Kirk Israel's commonplace and blog. Quotes and links daily since 2001.
October 1, 2020
Hmm, honestly not the best month for photos...
Failure is the condiment that gives success its flavor.
Truman Capote
Most people don't realise that their beliefs about winter are subjective. They feel like they're just someone who hates the winter and there's nothing they can do about it... But once you put it in people's heads that mindsets exist, and that you have control over your mindset – I think that that's tremendously powerful.
As the days have been getting shorter I've been reminding myself to reset my framing - night time is also a time! A time where things can happen, conversations had, art made, loved ones canoodled etc.

I always think back to that one angry-at-having-to-move adolescent summer when I programmed myself to despise summer camp with "I hate everything about this place" becoming such a personal catchphrase that I startled myself when a random thought starting "Oh I hate..." auto-completed with the rest of the mantra.

Like I once said about a tendency to rage against being stuck in traffic: "Whether I'm furious about it and making myself angry or accepting of it, the traffic is still there. So why be furious? The only counter-example is if my rage now helps me avoid future bad traffic. But I could probably do that via rationality, not just gut level rage..."

Of course the ability to dispassionately connect varies from person to person, though I think practice helps. I don't know if the abilities I have to not let emotions roil is more like adult self-control or just low-grade depression or what not. (I know it has its roots from a time when keeping on the religious straight-and-narrow felt like the most overwhelmingly critical thing I could possibly be doing, at peril of my immortal soul.)
So glad to see the Poetry Unbound podcast is starting up another season. (One of the the few things I'm not tempted to put on 1.5x speed.) In each the poem is read, thoughtfully discussed, and then read again. The first episode of the new season, Ada Limón's "Wonder Woman" was moving.
Myth is not something that's false; myth is something that's so true that we find fantastical ways to tell it.
Pádraig Ó Tuama

This ain't our fight, baby. We want no part of the war between the Boomers and the Millennials. We took our lumps as young people in the 80s and 90s, and now we're middle aged, most of us just living our lives, doing the best we can.

Besides, no one ever wanted our fuckin opinions anyway. Why ask now?

Plus, and this is the biggie, there aren't really that many of us, at least as compared to the two ginormous (and noisy -- oh, so very noisy) generations we're sandwiched between.

Now, if you'll excuse me, I believe I'll go watch Clerks and reminisce about the good old days.

Thinking I should do an old game clear out (Wii/Wii U especially, also PS2, some other things) but it's really tough to let go!

It really runs into the muchness of the world.
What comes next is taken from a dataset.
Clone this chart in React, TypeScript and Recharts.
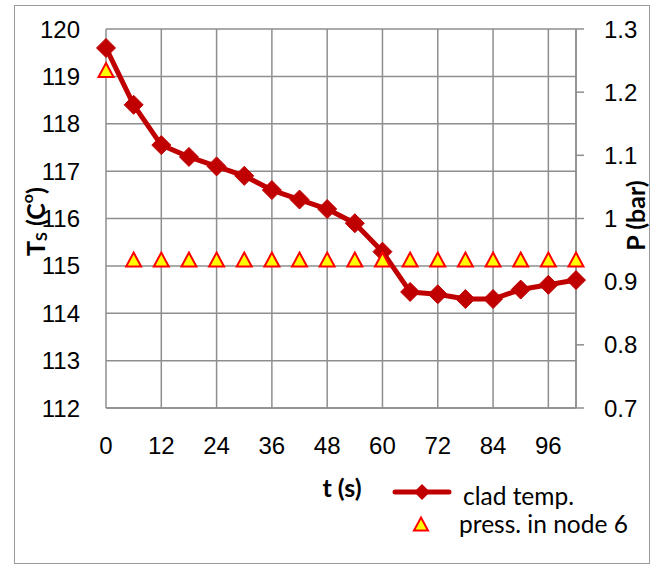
import React from 'react';
import { ComposedChart, Line, XAxis, YAxis, CartesianGrid, Legend } from 'recharts';

const times = [0, 6, 12, 18, 24, 30, 36, 42, 48, 54, 60, 66, 72, 78, 84, 90, 96, 102];
const cladTemp = [119.6, 118.4, 117.55, 117.3, 117.1, 116.9, 116.6, 116.4, 116.2, 115.9, 115.3, 114.45, 114.4, 114.3, 114.3, 114.5, 114.6, 114.7];
const pressure = [1.235, 0.935, 0.935, 0.935, 0.935, 0.935, 0.935, 0.935, 0.935, 0.935, 0.935, 0.935, 0.935, 0.935, 0.935, 0.935, 0.935, 0.935];
const xTicks = [0, 12, 24, 36, 48, 60, 72, 84, 96];
const tempTicks = [112, 113, 114, 115, 116, 117, 118, 119, 120];
const pressTicks = [0.7, 0.8, 0.9, 1.0, 1.1, 1.2, 1.3];
const seriesNames = ['clad temp.', 'press. in node 6'];

const data = times.map((t, i) => ({ t, clad: cladTemp[i], press: pressure[i] }));

const GRID = '#8e8e8e';
const RED = '#C00000';
const TICK_FONT = { fontSize: 24, fill: '#000', fontFamily: '"Liberation Sans", Arial, sans-serif' };
const TITLE_FONT = '"Lato", "Open Sans", sans-serif';
const TITLE_SIZE = 25;
const LEGEND_SIZE = 24.5;

const diamondPath = (cx: number, cy: number, r: number) =>
  `M${cx},${cy - r}L${cx + r},${cy}L${cx},${cy + r}L${cx - r},${cy}Z`;
const trianglePath = (cx: number, cy: number, w: number, h: number) =>
  `M${cx},${cy - h / 2}L${cx + w / 2},${cy + h / 2}L${cx - w / 2},${cy + h / 2}Z`;

const DiamondDot = (p: any) => {
  if (p.cx == null || p.cy == null) return <g key={`dd${p.index}`} />;
  return <path key={`dd${p.index}`} d={diamondPath(p.cx, p.cy, 9.5)} fill={RED} stroke={RED} strokeWidth={1} />;
};
const TriangleDot = (p: any) => {
  if (p.cx == null || p.cy == null) return <g key={`td${p.index}`} />;
  return <path key={`td${p.index}`} d={trianglePath(p.cx, p.cy, 15, 14)} fill="#FFFF00" stroke="#FF0000" strokeWidth={2} strokeLinejoin="miter" />;
};

const LegendContent = () => (
  <svg width={270} height={75} style={{ display: 'block' }}>
    <line x1={15} y1={22} x2={69} y2={22} stroke={RED} strokeWidth={5} strokeLinecap="round" />
    <path d={diamondPath(42, 22, 8)} fill={RED} />
    <text x={83} y={35} fontFamily={TITLE_FONT} fontSize={LEGEND_SIZE} fill="#000">{seriesNames[0]}</text>
    <path d={trianglePath(41, 54, 14, 13)} fill="#FFFF00" stroke="#FF0000" strokeWidth={2} />
    <text x={79} y={63} fontFamily={TITLE_FONT} fontSize={LEGEND_SIZE} fill="#000">{seriesNames[1]}</text>
  </svg>
);

const LeftTitle = (props: any) => {
  const vb = props.viewBox || { x: 0, y: 29, width: 106, height: 379 };
  const cx = vb.x + 35;
  const cy = vb.y + vb.height / 2 + 3;
  return (
    <text
      x={cx}
      y={cy}
      transform={`rotate(-90, ${cx}, ${cy})`}
      textAnchor="middle"
      dominantBaseline="central"
      fontFamily={TITLE_FONT}
      fontWeight="bold"
      fontSize={TITLE_SIZE}
      fill="#000"
    >
      T<tspan fontSize={16} dy={5}>S</tspan>
      <tspan dy={-5}> (C</tspan>
      <tspan fontSize={16} dy={-9}>o</tspan>
      <tspan dy={9}>)</tspan>
    </text>
  );
};

const RightTitle = (props: any) => {
  const vb = props.viewBox || { x: 576, y: 29, width: 81, height: 379 };
  const cx = vb.x + 59;
  const cy = vb.y + vb.height / 2 - 3;
  return (
    <text
      x={cx}
      y={cy}
      transform={`rotate(-90, ${cx}, ${cy})`}
      textAnchor="middle"
      dominantBaseline="central"
      fontFamily={TITLE_FONT}
      fontWeight="bold"
      fontSize={TITLE_SIZE}
      fill="#000"
    >
      P (bar)
    </text>
  );
};

const BottomTitle = (props: any) => {
  const vb = props.viewBox || { x: 106, y: 408, width: 470, height: 161 };
  return (
    <text
      x={vb.x + 236}
      y={487}
      textAnchor="middle"
      dominantBaseline="central"
      fontFamily={TITLE_FONT}
      fontWeight="bold"
      fontSize={TITLE_SIZE}
      fill="#000"
    >
      t (s)
    </text>
  );
};

const fmtP = (v: number) => String(Number(v.toFixed(1)));

export default function App() {
  return (
    <div style={{ position: 'absolute', left: 0, top: 0, width: 657, height: 569, background: '#fff' }}>
      <div
        style={{
          position: 'absolute',
          left: 14,
          top: 5,
          width: 636,
          height: 559,
          border: '1.5px solid #9a9a9a',
          boxSizing: 'border-box',
        }}
      />
      <ComposedChart
        width={657}
        height={569}
        data={data}
        margin={{ top: 29, right: 0, bottom: 0, left: 0 }}
        style={{ position: 'absolute', left: 0, top: 0 }}
      >
        <CartesianGrid yAxisId="t" stroke={GRID} strokeWidth={1.5} />
        <XAxis
          dataKey="t"
          type="number"
          domain={[0, 102]}
          ticks={xTicks}
          interval={0}
          height={161}
          tickLine={false}
          tickSize={0}
          tickMargin={29}
          axisLine={{ stroke: GRID, strokeWidth: 1.5 }}
          tick={TICK_FONT}
          label={{ content: BottomTitle }}
        />
        <YAxis
          yAxisId="t"
          orientation="left"
          width={106}
          domain={[112, 120]}
          ticks={tempTicks}
          interval={0}
          tickLine={false}
          axisLine={false}
          tickSize={0}
          tickMargin={26}
          tick={TICK_FONT}
          label={{ content: LeftTitle }}
        />
        <YAxis
          yAxisId="p"
          orientation="right"
          width={81}
          domain={[0.7, 1.3]}
          ticks={pressTicks}
          interval={0}
          tickLine={{ stroke: GRID, strokeWidth: 1.5 }}
          axisLine={{ stroke: GRID, strokeWidth: 1.5 }}
          tickSize={8}
          tickMargin={20}
          tick={TICK_FONT}
          tickFormatter={fmtP}
          label={{ content: RightTitle }}
        />
        <Line
          yAxisId="t"
          dataKey="clad"
          name={seriesNames[0]}
          type="linear"
          stroke={RED}
          strokeWidth={5}
          strokeLinejoin="round"
          dot={DiamondDot}
          activeDot={false}
          isAnimationActive={false}
        />
        <Line
          yAxisId="p"
          dataKey="press"
          name={seriesNames[1]}
          type="linear"
          stroke="none"
          strokeWidth={0}
          dot={TriangleDot}
          activeDot={false}
          isAnimationActive={false}
        />
        <Legend
          layout="vertical"
          align="center"
          verticalAlign="middle"
          content={LegendContent}
          wrapperStyle={{ left: 380, top: 470, width: 270, height: 75 }}
        />
      </ComposedChart>
    </div>
  );
}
So many of these games, packing them up for selling is the last time I'll think about them. And I have a pipedream of like getting random young folkI know enthused about this stuff... but does that even matter? Is not being able to let them fire up "Rayman Raving Rabids" on Wii that big of a loss, wouldn't we find other things to do?

Fail Faster. Follow the Fun.
Marc "MAHK" LeBlanc on game design.

That quote from this video:

I'm proud of the little games I've made but sometimes I wish I had fleshed out more of them... most are just barely enough wrappers for playing with a lovely little mechanic.
toys.alienbill.com/daylight/ - woke up too early this morning. Noticing how it was still dark inspired me to update one of my first infographics, plotting out sunrise/sunset over the course of a year. I added a new overlay showing how much the daylight shifted on a day to day basis, and could see how that around the solstices there isn't much change, but around now, near the equinox, the shift is pretty rapid.
I think for me the worst part of procrastination is that idea of "well what if you get lean into it, get some things done, but stuff sucks anyway?"

Or: there's still that list of longer term projects you have that will still be there when you die! (Though, conversely, you could say that that since life is a process, that would be a good sign of ambition even into old age, not a bad fossil of failure...)

Definitely a bit of the best being the enemy of the good. (Along with that general fixed mindset concept that if you feel laziness had you leaving some in the tank, some potential untapped, you have a less certain view of your own limitations.)

Though sometimes I think I lean too much into this image, which I literally have framed near my workspace:
Procrastination: Hard Work Often Pays Off After Time, But Laziness Always Pays Off Now
For grins I keep around my Gen 1 iPhone. Found this photo on its camera roll from probably not too long ago...

I kind of like it somehow, Dean's "what the hell are you doing" look.